Der Florida Gouverneur, DeSantis scheint anders als Trump aktuell von einer durchaus positiven Berichterstattung zu profitieren, was bei Donald gar nicht gut ankommt. So griff der ehemalige US-Präsident, DeSantis, öffentlich am Donnerstag auf TRUTH Social an:
„Er sagt: ‚Ich konzentriere mich nur auf das Gouverneursrennen, ich schaue nicht in die Zukunft.‘ Nun, in Bezug auf Loyalität und Klasse ist das wirklich nicht die richtige Antwort“. In Trumps Augen schuldet der jetzige Gouverneur ihm bedingungslose Gefolgschaft, da Trumps öffentliche Billigung DeSantis, im Jahr 2018 zum Sieg verhalfen. Der Rosenkrieg möge beginnen. Doch wie sieht es in den Reihen der Trump-Wählerschaft aus? Trumps Follower*innen bleiben treu. So zeigt eine Analyse von Politico, dass fast die Hälfte der registrierten und befragten konservativen Wähler*innen sich klar für Trump (47 %) entscheiden würde. Dagegen erreicht ein DeSantis eine Zustimmungsrate von 33 %.

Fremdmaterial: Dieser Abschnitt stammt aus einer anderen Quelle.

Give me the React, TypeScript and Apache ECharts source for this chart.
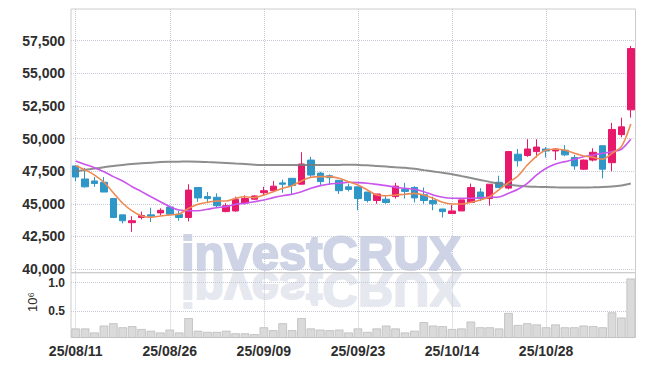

Enttäuschung im extremistischen Lager?
Das Southern Poverty Law Center sammelt eine Serie von Reaktionen aus den Alt-Tech Milieus von Telegram, Gettr und Co., um festzustellen, dass Trump selbst bei seiner Kernzuschauerschaft von rechtsextremen Verschwörungsideolog*innen eher für Kummer sorgt.

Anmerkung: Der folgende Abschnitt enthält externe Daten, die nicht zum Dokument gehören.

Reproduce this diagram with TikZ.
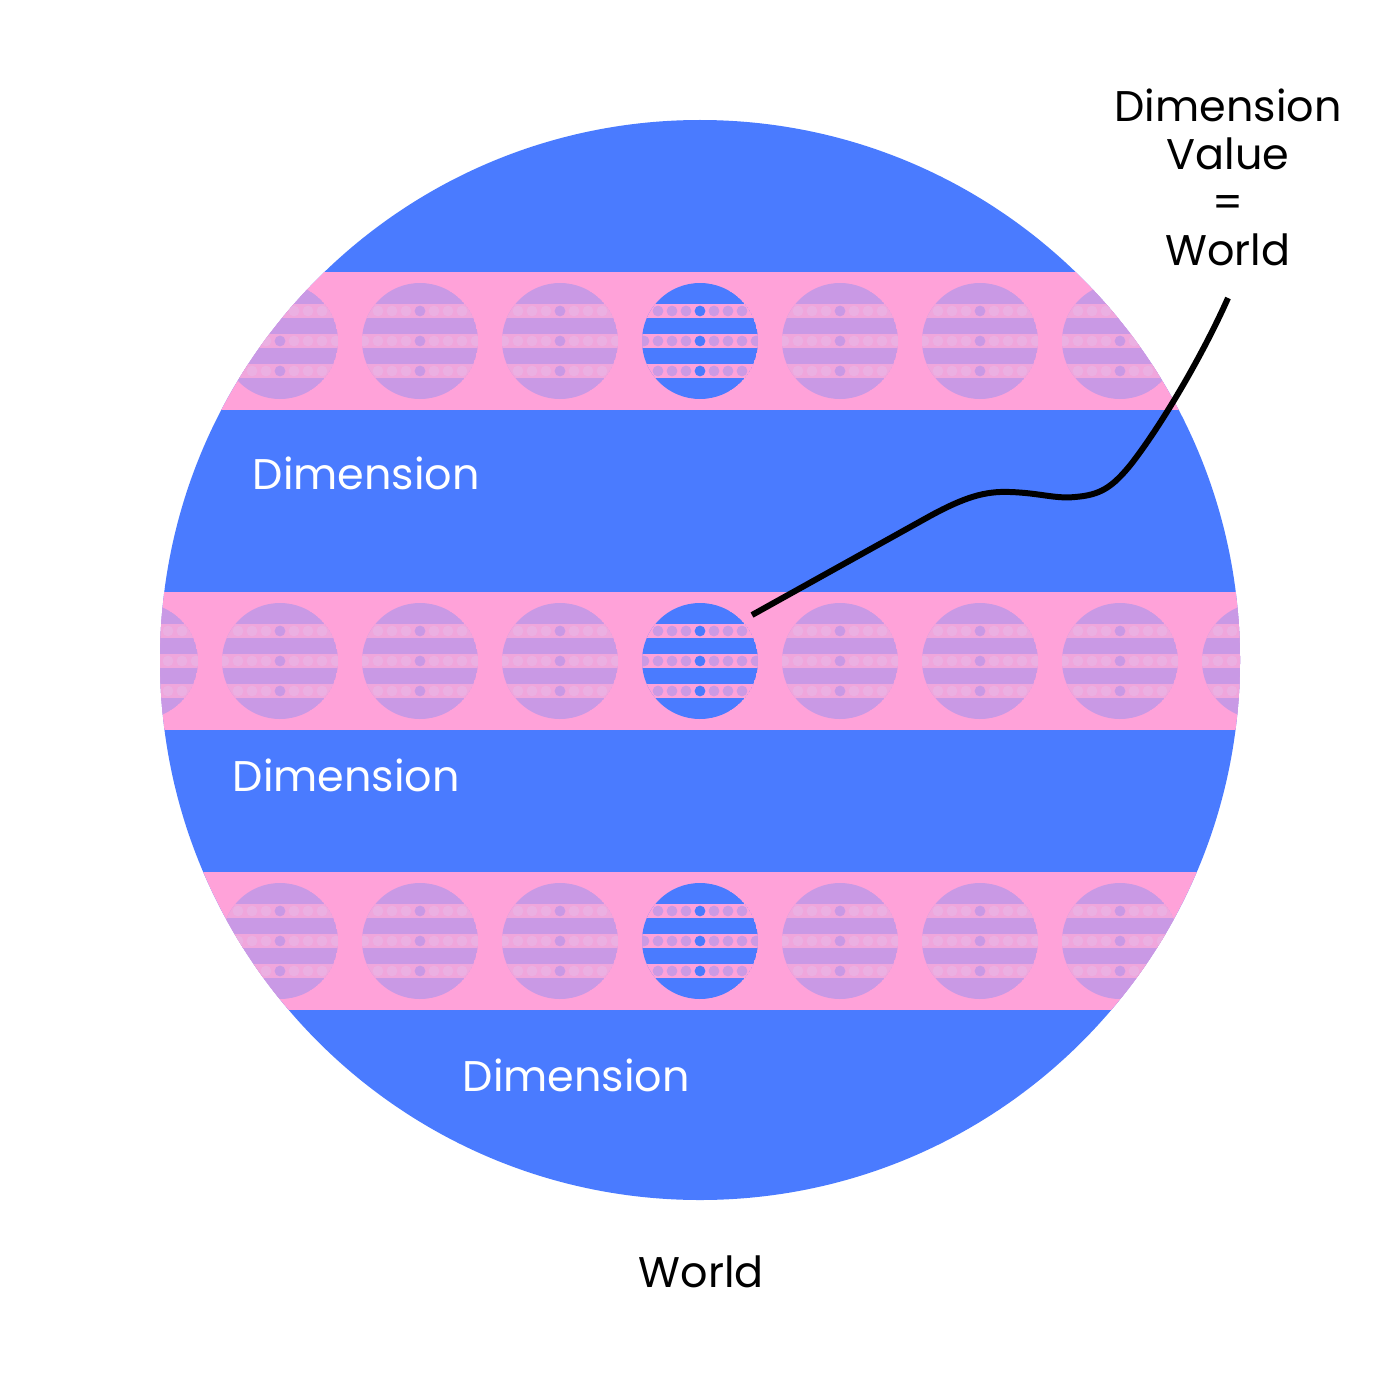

Einer davon ist auch Andrew Anglin, der Herausgeber der Neonazi-Website „Daily Stormer“, der seine Frustration gegen die Demokratie selbst richtete und schrieb: „Hier ist das Problem: Wahlen sind gefälscht. (…) Wir leben in einer Hölle, und die Dinge werden immer schlimmer, und sie werden noch schneller schlimmer werden, und dieses ganze politische Zeug ist ein Massenwahn.“
Andere wiederum, wie Anne Coulter, die rechtsalternative ehemalige Trump-Cheerleaderin und Autorin von Breitbart News, ergötzen sich mittlerweile an Trumps Verlust. Coulter hatte am 09. November einen verachtenden Blogpost schrieb: „Wer waren die größten Gewinner in einer ansonsten für die Republikaner katastrophalen Nacht? ANTWORT: Gouverneur Ron DeSantis in Florida und Gouverneur Brian Kemp in Georgia – die beiden Republikaner, die Donald Trump mit dem heißen, heißen Hass von tausend Sonnen hasst.“
Der Schock über die Verluste und Trumps Ankündigung sitzt tief, denn immer wieder greifen auch hierzulande QAnon-Anhänger*innen zu mentalen Akkrobatikkunsstücken, um Trump zu rechtfertigen. Erneut sehen sie in Trumps absurdem Vorgehen nicht seine narzisstischen Persönlichkeitsanteile, sondern vielmehr brillante Schachzüge eines Jedi-Meisters: „Vorhersagen mit konkreten Daten/Erwartungen sind nie produktiv. Q hat schon oft davor gewarnt. Davon abgesehen, ist es erwähnenswert: Trump war vor seiner gestrigen Ankündigung absichtlich zweideutig, weil er [sie] in dem Glauben lassen wollte, dass er etwas Großes vorhabe. Es hat funktioniert – sie haben ihre Karten auf den Tisch gelegt und versucht, uns mit der Polen/Raketen-Scheiße in einen Krieg zu treiben. Mit anderen Worten: Wenn Trump sie erfolgreich in die Irre führt, wird er auch einige Anons in die Irre führen. Das liegt einfach in der Natur der Dinge.“
Letztlich kann man doch feststellen, dass sich selbst Trump-Hardliner in naher Zukunft umorientieren müssen. Diese Botschaft konnte man bei dem erzkonservativen, Anti-LGBTQIA+ Autor, Ron Dreher raushören, als er schreibt: „Die Zukunft des amerikanischen politischen Konservatismus ist Ron DeSantis, J.D. Vance und Republikaner im Stil der Nationalkonservativen wie sie. Nicht MAGA“.